Abstract

In dairy field, one of the most common frauds is the adulteration of higher value types of milk (sheep's and goat's) with milk of lower value (cow's milk). This illegal practice has an economic advantage for milk producers and poses a threat for consumers' health because of the presence of hidden allergens as, for example, cow milk proteins, in particular, α(s1)-casein and β-lactoglobulin. The urgent need of sensitive techniques to detect this kind of fraud brought to the development of chromatographic, immunoenzymatic, electrophoretic and mass spectrometric assays.

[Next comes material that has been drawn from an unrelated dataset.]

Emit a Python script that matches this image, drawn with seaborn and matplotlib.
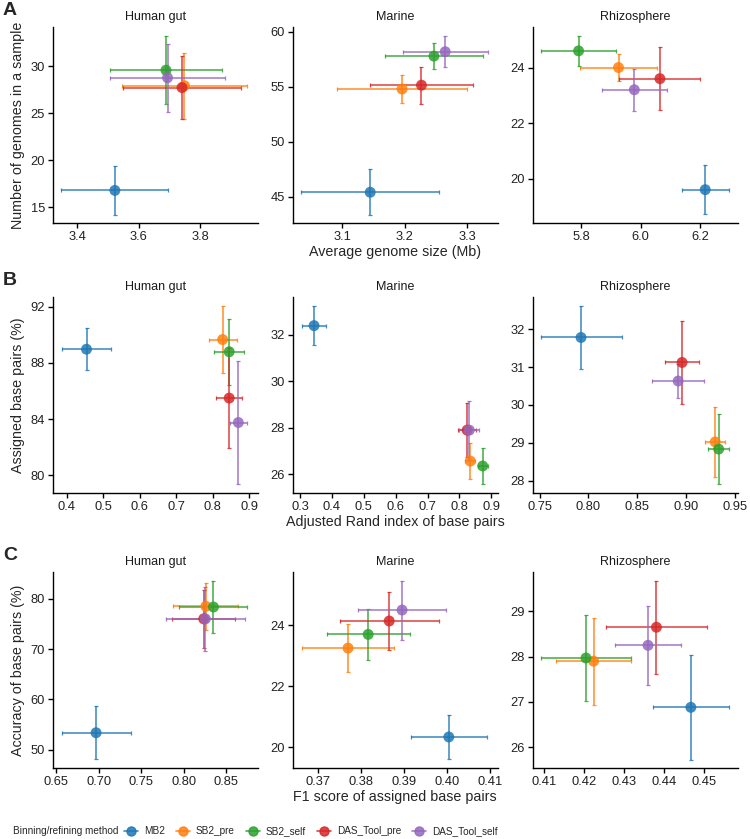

In the current work, we present a fast, reproducible and sensitive method based on the direct matrix-assisted laser desorption/ionization-time-of-flight (MALDI-TOF) MS analysis of milk tryptic digests for the detection of milk adulteration by evaluating specie-specific markers in the peptide profiles. Several pure raw and commercial milk samples and binary mixtures containing cows' and goats', cows' and sheep's and goats' and sheep's milk (concentrations of each milk varied from 0% to 100%) were prepared, and tryptic digests were analyzed by MALDI-TOF MS. The use of the new MALDI matrix α-cyano-4-chlorocinnamic acid allowed to detect cow and goat milk peptide markers up to 5% level of adulteration. Finally, from preliminary data, it seems that the strategy could be successfully applied also to detect similar adulterations in cheese samples.